Towards the end of July I participated in a Youth Conference as a leader. One of the speakers challenged the youth to read The Book of Mormon from cover to cover in the month of July. I thought to myself, "that's a great goal for them" and then started to realize that it would be a good goal for me too. This was a daunting task - 531 pages in about 27 days (I started late...) and I knew I would have to read on the train rides to and from work to make this happen. So, I read from a pocket sized edition that I haven't read before and marked up.
All that is a long introduction to one of the insights I had during that intense and rewarding experience in July.
I was reading in 3 Nephi 13 where the Savior is teaching the people on the American continent after his Crucifixion and Resurrection. In verse 24 he says:
"No man can serve two masters; for either he will hate the one and love the other, or else he will hold to the one and despise the other. Ye cannot serve God and Mammon."
In the past, I have always felt disheartened by this verse of scripture. I know that I am far from perfect and am acutely aware of my own short comings and all the mistakes I make. I have often wondered if I am a bad person pretending to be good. I have often felt that if I were clinging to God I would not do many of the things that I do, and thus, by deduction, I must cling to/ serve Mammon.
However, as I read this verse this time I realized that I could just as easily be holding to God and despising the times that I fall short and choose to do something that serves Mammon instead of God.

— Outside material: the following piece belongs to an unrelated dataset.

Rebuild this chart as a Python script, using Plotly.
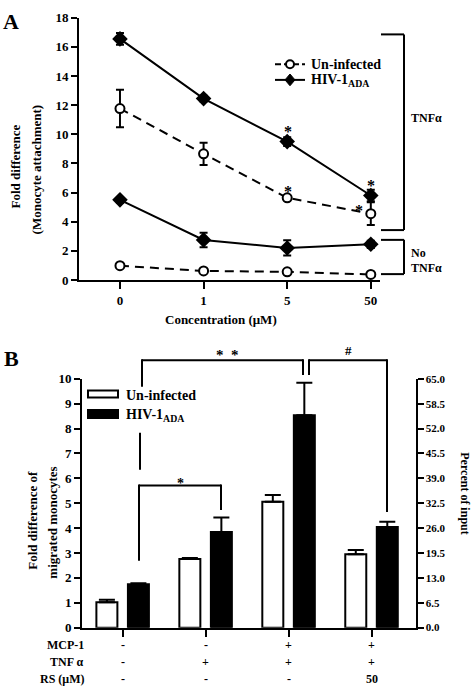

It also caused me to take a step back. I feel that I am very willing to give people the benefit of the doubt and that I want to assume that people are doing the best they can and that they don't mean any harm. I want others to feel loved, and I truly believe that everyone can change and that we all deserve second chances. And I realized that this must be true for me as well. I have to give myself a second (or tenth, or 100th) chance and I have to keep striving to continually serve God and turn back to God every time I find myself moving away.